[squid-dev] [RFC] "Splicing" bumped requests to resolve\workaround WebSockets issues.

Amos Jeffries squid3 at treenet.co.nz
Sun Jul 17 12:04:49 UTC 2016


On 15/07/2016 10:29 p.m., Eliezer Croitoru wrote:
> I want to understand the way a WebSocket Splice would work.
> 
> The issue:
> 
> Clients are issuing secured connections which contains WebSockets internally
> and squid HTTP parsing breaks these connections.

WebSockets is explicitly designed to:

a) wrap the port 80 WS requests in HTTP messages so intermediaries like
Squid can process them as regular HTTP(S) connections.

b) wrap the port 443 WS-over-TLS traffic with WebSockets ALPN value.
Squid on_unsupported_protocol. **


Now, there appear to be some applications which are not able to handle
(a) type HTTP responses coming back from sending that HTTP request and
are saying "you broke my traffic". Well no, you broken your traffic.

The Squid on_unsupported_protocol mechanism/feature needs to be checked
whether it handles the (b) type connections properly.

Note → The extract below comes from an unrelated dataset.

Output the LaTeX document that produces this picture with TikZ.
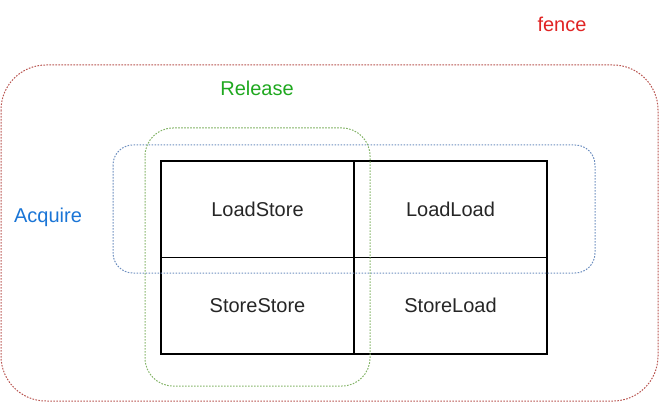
\documentclass[tikz,border=0pt]{standalone}
\usepackage{fontspec}
\setmainfont{Liberation Sans}
\usepackage{xcolor}
\usepackage{tikz}
\usetikzlibrary{positioning}

\definecolor{fencered}{HTML}{B85450}
\definecolor{fencetxt}{HTML}{E02424}
\definecolor{acqblue}{HTML}{6C8EBF}
\definecolor{acqtxt}{HTML}{1A75D6}
\definecolor{relgreen}{HTML}{82B366}
\definecolor{reltxt}{HTML}{1FA81F}

\begin{document}
\begin{tikzpicture}[x=1pt,y=-1pt,font=\fontsize{20}{23}\selectfont,
  region/.style={line width=1pt,dash pattern=on 1.6pt off 1.4pt},
  cell/.style={draw,line width=1.2pt,minimum width=193pt,minimum height=96.5pt,inner sep=0pt,outer sep=0pt,text=black!85}]
\useasboundingbox (0,0) rectangle (660,403);

% --- Table of the four barriers ---
\node[cell] (ls) at (257.5,209.25) {LoadStore};
\node[cell,right=0pt of ls] (ll) {LoadLoad};
\node[cell,below=0pt of ls] (ss) {StoreStore};
\node[cell,below=0pt of ll] (sl) {StoreLoad};

% --- fence: everything ---
\draw[region,fencered,rounded corners=45] (1,65) rectangle (658,401);
\node[text=fencetxt] (fence) at (562,24) {fence};

% --- Acquire: top row ---
\draw[region,acqblue,rounded corners=20] (113,145) rectangle (595,273);
\node[text=acqtxt] (acquire) at (48,217) {Acquire};

% --- Release: left column ---
\draw[region,relgreen,rounded corners=28] (145,128) rectangle (370,386);
\node[text=reltxt] (release) at (257,88) {Release};

\end{tikzpicture}
\end{document}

If not that is a
bug that needs fixing.
 NP: Skype and other *-over-TLS protocol issues might be able to be
fixed as a side effect of the same change.


> 
> From a security aspect of things, many companies would not like the idea of
> the options to "smuggle" data using http through a proxy.
> 

That is an argument against allowing WebSockets through at all.


> 
> Another related issue which deserves attention:
> 
> Certificate pinning and connection breakage.
> 
> Currently we cannot determine for many connections what is the "issue", is
> it the bumping itself of the breakage of a WebSocket http connection.
> 

Squid not implementing HTTP Upgrade feature is severely limiting what
behaviour of WebSocket will work. **

Squid not implementing re-CONNECT to upstream servers is also severely
restricting what behaviour of WebSocket will work. **

The inability of the WebSocket applications to actually implement all of
the required bits of WebSocket protocol leaves them vulnerable to the
above being unavailable.

... the combination of all three is fatal to some applications which for
whatever reason are not able to handle the remaining behaviour. Which is
ironically why those implementation-ignored parts of WS are required in
the first place.



For Squid all we can do is implement the items marked "**" above.